The diagram below shows the layout of a typical nuclear power plant. The radioactive rods are in the red container along with water, which is heated to steam. The energy for this heat comes from fission reactions of uranium. The steam passes through the turbine and causes the turbine to spin, generating electricity. As the steam condenses, it is run through a cooling tower to lower its temperature. The water then recirculates through the reactor core to be used again.
The control rods play an important role in the modulation of the nuclear chain reaction (usually a collision of a neutron with uranium). Each collision produces more neutrons than were present initially. If left unsupervised, the reaction would soon get out of control. Rods are commonly made of boron or a number of metals and metal alloys. The purpose of the control rods is to absorb neutrons to regulate the rate of the chain reaction, so that the water does not overheat and destroy the reactor.

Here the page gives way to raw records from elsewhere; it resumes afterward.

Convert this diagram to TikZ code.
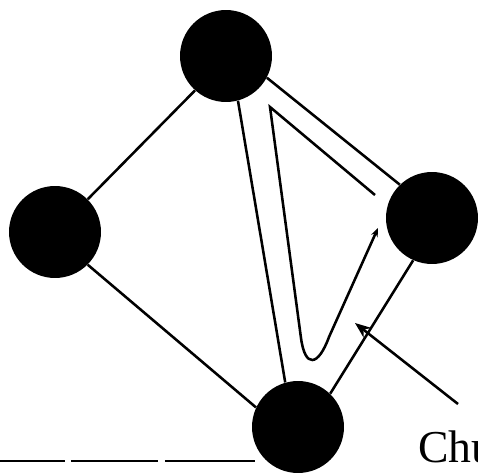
\documentclass[tikz,border=0pt]{standalone}
\usepackage{fontspec}
\setmainfont{Liberation Serif}
\usetikzlibrary{arrows.meta}

\begin{document}
\begin{tikzpicture}[x=0.02cm, y=-0.02cm,
    ball/.style={circle, fill=black, inner sep=0pt, minimum size=1.84cm},
    link/.style={line width=1.45pt},
    lbl/.style={font=\fontsize{26}{30}\selectfont, inner sep=0pt, anchor=base west}]
  \useasboundingbox (0,0) rectangle (478,474);
  % base line
  \draw[line width=0.8pt, dash pattern=on 1.3cm off 0.12cm on 1.74cm off 0.14cm on 1.8cm off 0.2cm] (0,461) -- (258,461);
  % balls
  \node[ball] (top) at (226,56) {};
  \node[ball] (left) at (55,232) {};
  \node[ball] (right) at (432,218) {};
  \node[ball] (bottom) at (298,427) {};
  % links
  \draw[link] (left.45) -- (top.228);
  \draw[link] (left.-45) -- (bottom.155);
  \draw[link] (top.-28) -- (right.134);
  \draw[link] (top.-75) -- (bottom.106);
  \draw[link] (right.246) -- (bottom.46);
  % loop
  \draw[link, -{Stealth[length=5pt, width=4pt]}] (375,195) -- (270,107) -- (301,338)
    .. controls (305,368) and (318,367) .. (329,337) -- (378,228);
  % label
  \node[lbl] (chu) at (418,462) {Chu};
  \coordinate (chutail) at (458,404);
  \coordinate (chutip) at (355,323);
  \draw[link, -{Stealth[length=9pt, width=7pt]}] (chutail) -- (chutip);
\end{tikzpicture}
\end{document}
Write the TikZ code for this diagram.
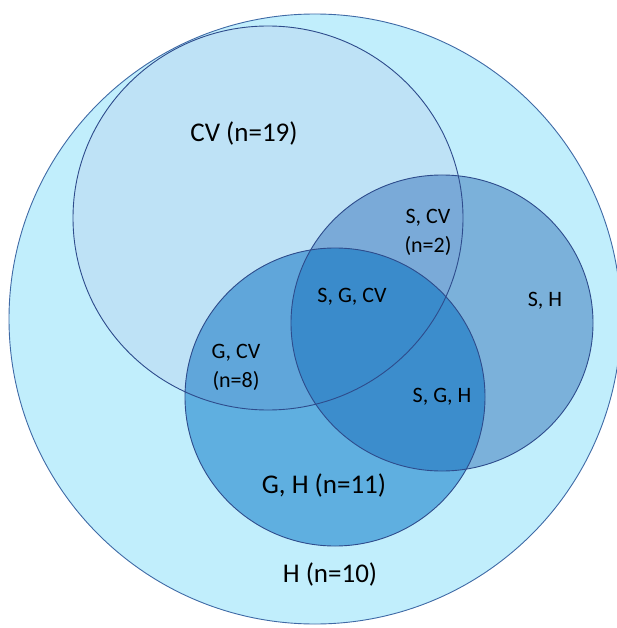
\documentclass[tikz,border=0pt]{standalone}
\usepackage{fontspec}
\setmainfont{Carlito}
\definecolor{cH}{HTML}{C1EEFC}
\definecolor{cCV}{HTML}{BEE2F6}
\definecolor{cS}{HTML}{7BB1DA}
\definecolor{cG}{HTML}{5FAFE0}
\definecolor{cSCV}{HTML}{7AAAD8}
\definecolor{cGCV}{HTML}{60A6DA}
\definecolor{cSG}{HTML}{3C8DCC}
\definecolor{cSGCV}{HTML}{3A8BCB}
\definecolor{edgeH}{HTML}{3F6AA6}
\definecolor{edgeC}{HTML}{2E4C8C}
\begin{document}
\begin{tikzpicture}[x=1pt,y=-1pt,
  outline/.style={draw=edgeC,line width=0.9pt},
  biglabel/.style={font=\fontsize{27}{32}\selectfont,text=black,inner sep=0pt},
  smalllabel/.style={font=\fontsize{22}{29}\selectfont,text=black,inner sep=0pt,align=center}]
\useasboundingbox (0,0) rectangle (617,628);
\def\pH{(315,319) ellipse [x radius=306pt, y radius=305pt]}
\def\pCV{(268,218) ellipse [x radius=195pt, y radius=192pt]}
\def\pS{(442,323) ellipse [x radius=151pt, y radius=148pt]}
\def\pG{(335,397) ellipse [x radius=150pt, y radius=149pt]}
\begin{scope}
\clip (0,0) rectangle (617,628);
\fill[cH] \pH;
\fill[cCV] \pCV;
\fill[cS] \pS;
\fill[cG] \pG;
\begin{scope}
\clip \pCV;
\fill[cSCV] \pS;
\fill[cGCV] \pG;
\end{scope}
\begin{scope}
\clip \pS;
\fill[cSG] \pG;
\clip \pCV;
\fill[cSGCV] \pG;
\end{scope}
\draw[draw=edgeH,line width=0.9pt] \pH;
\draw[outline] \pCV;
\draw[outline] \pS;
\draw[outline] \pG;
\end{scope}
\node[biglabel] (cv) at (244,133) {CV (n=19)};
\node[smalllabel] (scv) at (428,232) {S, CV\\(n=2)};
\node[smalllabel] (sh) at (545,301) {S, H};
\node[smalllabel] (sgcv) at (352,297) {S, G, CV};
\node[smalllabel] (gcv) at (236,367) {G, CV\\(n=8)};
\node[smalllabel] (sgh) at (442,397) {S, G, H};
\node[biglabel] (gh) at (324,485) {G, H (n=11)};
\node[biglabel] (h) at (330,574) {H (n=10)};
\end{tikzpicture}
\end{document}
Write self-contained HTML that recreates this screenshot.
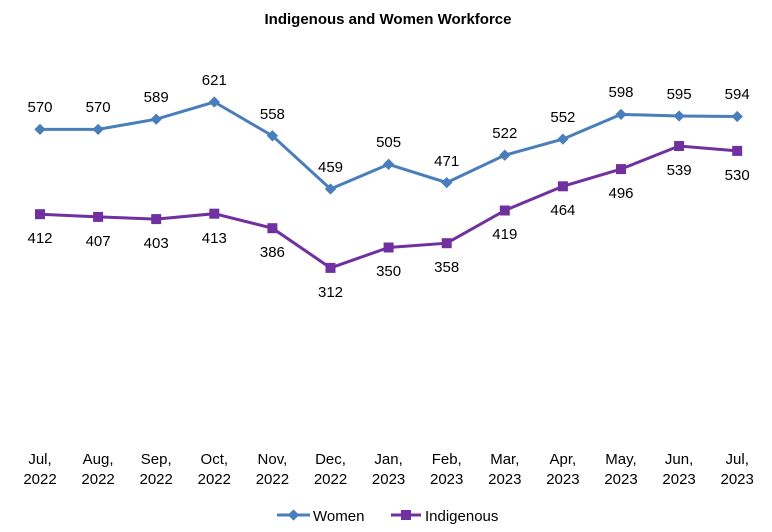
<!DOCTYPE html>
<html><head><meta charset="utf-8"><style>
html,body{margin:0;padding:0;background:#fff;}
svg{display:block;font-family:"Liberation Sans",Arial,sans-serif;}
</style></head><body>
<svg width="772" height="532" viewBox="0 0 772 532" xmlns="http://www.w3.org/2000/svg" font-size="15">
<rect width="772" height="532" fill="#fff"/>
<text x="388" y="24" text-anchor="middle" font-weight="bold">Indigenous and Women Workforce</text>
<polyline fill="none" stroke="#4A7EBB" stroke-width="3" points="40,129.4 98.1,129.4 156.2,119.2 214.3,102 272.4,135.8 330.5,189 388.6,164.3 446.7,182.6 504.8,155.2 562.9,139.1 621,114.4 679.1,116 737.2,116.5"/>
<polyline fill="none" stroke="#7030A0" stroke-width="3" points="40,214.2 98.1,216.9 156.2,219.1 214.3,213.7 272.4,228.2 330.5,267.9 388.6,247.5 446.7,243.2 504.8,210.5 562.9,186.3 621,169.1 679.1,146 737.2,150.9"/>
<g fill="#4A7EBB">
<rect x="36" y="125.4" width="8" height="8" transform="rotate(45 40 129.4)"/>
<rect x="94.1" y="125.4" width="8" height="8" transform="rotate(45 98.1 129.4)"/>
<rect x="152.2" y="115.2" width="8" height="8" transform="rotate(45 156.2 119.2)"/>
<rect x="210.3" y="98" width="8" height="8" transform="rotate(45 214.3 102)"/>
<rect x="268.4" y="131.8" width="8" height="8" transform="rotate(45 272.4 135.8)"/>
<rect x="326.5" y="185" width="8" height="8" transform="rotate(45 330.5 189)"/>
<rect x="384.6" y="160.3" width="8" height="8" transform="rotate(45 388.6 164.3)"/>
<rect x="442.7" y="178.6" width="8" height="8" transform="rotate(45 446.7 182.6)"/>
<rect x="500.8" y="151.2" width="8" height="8" transform="rotate(45 504.8 155.2)"/>
<rect x="558.9" y="135.1" width="8" height="8" transform="rotate(45 562.9 139.1)"/>
<rect x="617" y="110.4" width="8" height="8" transform="rotate(45 621 114.4)"/>
<rect x="675.1" y="112" width="8" height="8" transform="rotate(45 679.1 116)"/>
<rect x="733.2" y="112.5" width="8" height="8" transform="rotate(45 737.2 116.5)"/>
</g>
<g fill="#7030A0">
<rect x="35" y="209.2" width="10" height="10"/>
<rect x="93.1" y="211.9" width="10" height="10"/>
<rect x="151.2" y="214.1" width="10" height="10"/>
<rect x="209.3" y="208.7" width="10" height="10"/>
<rect x="267.4" y="223.2" width="10" height="10"/>
<rect x="325.5" y="262.9" width="10" height="10"/>
<rect x="383.6" y="242.5" width="10" height="10"/>
<rect x="441.7" y="238.2" width="10" height="10"/>
<rect x="499.8" y="205.5" width="10" height="10"/>
<rect x="557.9" y="181.3" width="10" height="10"/>
<rect x="616" y="164.1" width="10" height="10"/>
<rect x="674.1" y="141" width="10" height="10"/>
<rect x="732.2" y="145.9" width="10" height="10"/>
</g>
<g text-anchor="middle" fill="#000">
<text x="40" y="112">570</text>
<text x="98.1" y="112">570</text>
<text x="156.2" y="102">589</text>
<text x="214.3" y="85">621</text>
<text x="272.4" y="119">558</text>
<text x="330.5" y="172">459</text>
<text x="388.6" y="147">505</text>
<text x="446.7" y="166">471</text>
<text x="504.8" y="138">522</text>
<text x="562.9" y="122">552</text>
<text x="621" y="97">598</text>
<text x="679.1" y="99">595</text>
<text x="737.2" y="99">594</text>

<text x="40" y="243">412</text>
<text x="98.1" y="246">407</text>
<text x="156.2" y="248">403</text>
<text x="214.3" y="243">413</text>
<text x="272.4" y="257">386</text>
<text x="330.5" y="297">312</text>
<text x="388.6" y="276">350</text>
<text x="446.7" y="272">358</text>
<text x="504.8" y="239">419</text>
<text x="562.9" y="215">464</text>
<text x="621" y="198">496</text>
<text x="679.1" y="175">539</text>
<text x="737.2" y="180">530</text>

<text x="40" y="464">Jul,</text><text x="40" y="484">2022</text>
<text x="98.1" y="464">Aug,</text><text x="98.1" y="484">2022</text>
<text x="156.2" y="464">Sep,</text><text x="156.2" y="484">2022</text>
<text x="214.3" y="464">Oct,</text><text x="214.3" y="484">2022</text>
<text x="272.4" y="464">Nov,</text><text x="272.4" y="484">2022</text>
<text x="330.5" y="464">Dec,</text><text x="330.5" y="484">2022</text>
<text x="388.6" y="464">Jan,</text><text x="388.6" y="484">2023</text>
<text x="446.7" y="464">Feb,</text><text x="446.7" y="484">2023</text>
<text x="504.8" y="464">Mar,</text><text x="504.8" y="484">2023</text>
<text x="562.9" y="464">Apr,</text><text x="562.9" y="484">2023</text>
<text x="621" y="464">May,</text><text x="621" y="484">2023</text>
<text x="679.1" y="464">Jun,</text><text x="679.1" y="484">2023</text>
<text x="737.2" y="464">Jul,</text><text x="737.2" y="484">2023</text>
</g>
<line x1="277" y1="515" x2="310" y2="515" stroke="#4A7EBB" stroke-width="3"/>
<rect x="289.5" y="511" width="8" height="8" fill="#4A7EBB" transform="rotate(45 293.5 515)"/>
<text x="313" y="521">Women</text>
<line x1="391" y1="515" x2="421" y2="515" stroke="#7030A0" stroke-width="3"/>
<rect x="401" y="510" width="10" height="10" fill="#7030A0"/>
<text x="425" y="521">Indigenous</text>
</svg>
</body></html>
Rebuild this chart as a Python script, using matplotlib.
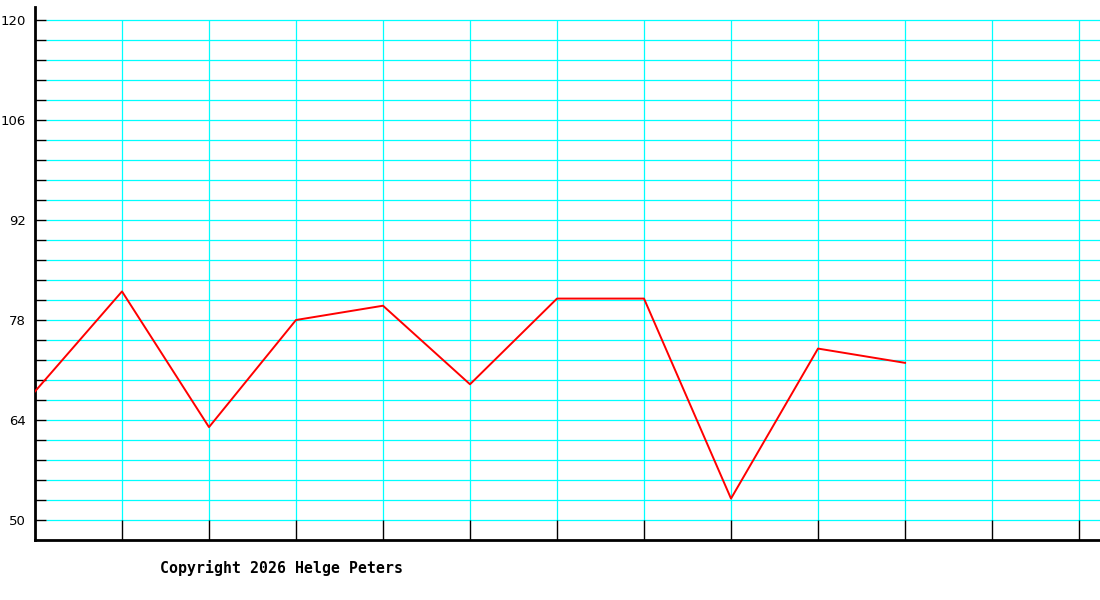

Nuclear power is also used to propel ships. The turbine can be connected to a propeller system. The rotating turbine shaft will turn the propeller to move the ship.
Section Summary
- Nuclear fission is the process of a neutron colliding with a nucleus. The nucleus splits into two isotopes, each of which is roughly half the mass of the original atom. A small amount of mass is "left over" and released as energy.
- Examples of nuclear fission processes are illustrated.
- The importance of nuclear power in generating electricity is described.
- The operation of a nuclear power plant is described.